米国土安全保障省(DHS)との契約HSHQDC-12-C-00020の下、米インラッド・オプティクス社(Inrad Optics)とローレンス・リバモア国立研究所(LLNL:Lawrence Livermore National Laboratory)は共同で、有機シンチレータのスチルベン(炭化水素の結晶。化学式はC14H12)のサイズと入手しやすさの両方の向上に取り組んだ。
 ガンマ線バックグラウンドにおける高速中性子(1〜20MeV)検出のための材料としてよく知られるスチルベンは、溶融成長結晶手法を用いた場合、これまでは広範囲にわたる低コストの商用中性子検出応用向けに十分な量を生産できなかった。しかし、LLNLは最近、スチルベンの経済的かつ高品質な溶液成長を実証し、大量生産に向けてそのプロセスをインラッド・オプティクス社に移譲した(1)。

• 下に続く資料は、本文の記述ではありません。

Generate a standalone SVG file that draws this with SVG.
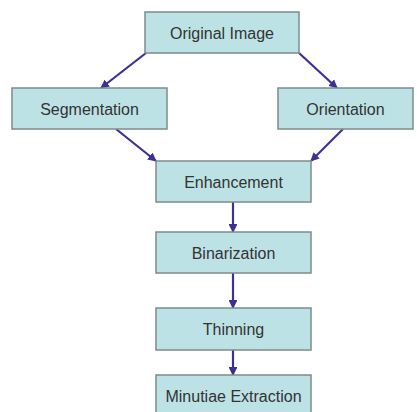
<svg xmlns="http://www.w3.org/2000/svg" width="417" height="412" viewBox="0 0 417 412">
<style>
.box{fill:#bde2e5;stroke:#7f8b8c;stroke-width:1.5}
.lbl{font-family:"Liberation Sans",Arial,sans-serif;font-size:16px;fill:#333;text-anchor:middle;dominant-baseline:central}
.edge{stroke:#3d2f96;stroke-width:2.2;fill:none;marker-end:url(#ah)}
</style>
<defs>
<marker id="ah" viewBox="0 0 10 10" refX="9" refY="5" markerWidth="4" markerHeight="4" orient="auto" markerUnits="strokeWidth">
<path d="M0,0 L10,5 L0,10 z" fill="#3d2f96"/>
</marker>
</defs>
<rect width="417" height="412" fill="#fff"/>
<g id="edges">
<line class="edge" x1="146" y1="53" x2="101" y2="88"/>
<line class="edge" x1="299" y1="53" x2="337" y2="88"/>
<line class="edge" x1="116" y1="129" x2="156" y2="161"/>
<line class="edge" x1="343" y1="129" x2="311" y2="161"/>
<line class="edge" x1="233" y1="202" x2="233" y2="232"/>
<line class="edge" x1="233" y1="273" x2="233" y2="308"/>
<line class="edge" x1="233" y1="350" x2="233" y2="375"/>
</g>
<g id="original"><rect class="box" x="145" y="12" width="154" height="41"/><text class="lbl" x="222" y="33">Original Image</text></g>
<g id="segmentation"><rect class="box" x="12" y="88" width="155" height="41"/><text class="lbl" x="89.5" y="109">Segmentation</text></g>
<g id="orientation"><rect class="box" x="278" y="88" width="135" height="41"/><text class="lbl" x="345.5" y="109">Orientation</text></g>
<g id="enhancement"><rect class="box" x="156" y="161" width="155" height="41"/><text class="lbl" x="233.5" y="182">Enhancement</text></g>
<g id="binarization"><rect class="box" x="156" y="232" width="155" height="41"/><text class="lbl" x="233.5" y="253">Binarization</text></g>
<g id="thinning"><rect class="box" x="156" y="308" width="155" height="42"/><text class="lbl" x="233.5" y="329">Thinning</text></g>
<g id="minutiae"><rect class="box" x="156" y="375" width="155" height="42"/><text class="lbl" x="233.5" y="396">Minutiae Extraction</text></g>
</svg>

 サイズが大きく高品質なスチルベンに関する取り組みは、高速中性子検出用の新材料の研究と、溶液成長手法の根底にある科学原理の理解を目的として米エネルギー省の国家核安全保障局(NNSA:National Nuclear Security Admin is tration)が出資するLLNLにおける継続的な活動の副産物である。
 ガンマ線バックグラウンドにおいてシンチレーションによって中性子または核物質を検出するプロセスは、粒子がシンチレーション物質に衝突して、光子または粒子を放射することによって生じる。高エネルギーの中性子とガンマ線が、スチルベンなどのシンチレーション物質と衝突する際に得られる蛍光信号のパルス波形の違いを解析することによって(このプロセスをパルス波形弁別[PSD:pulse shape discrimina tion]という)、中性子の相互作用を一意的に検出することができる。これらの蛍光信号は、光電子増倍管(PMT:pho to multipliertube)を使用してシンチレーション検出器から記録される。

結晶成長

溶融プロセスとは異なり、スチルベンの溶液成長プロセスでは、結晶化タンクとシードホルダーが採用される。これらは有機溶媒を扱い、回転にともなう温度低下を制御することによって成長プロセスを改善するように構成されている。溶液成長によって既に、垂直方向と水平方向のサイズが4 インチのブールのスチルベンが製造されている。溶液成長によるこのブールは、いわゆる「X 線ロッキングカーブ」のFWHM(半値全幅)が20arcsec未満で、結晶品質に優れていることを示している。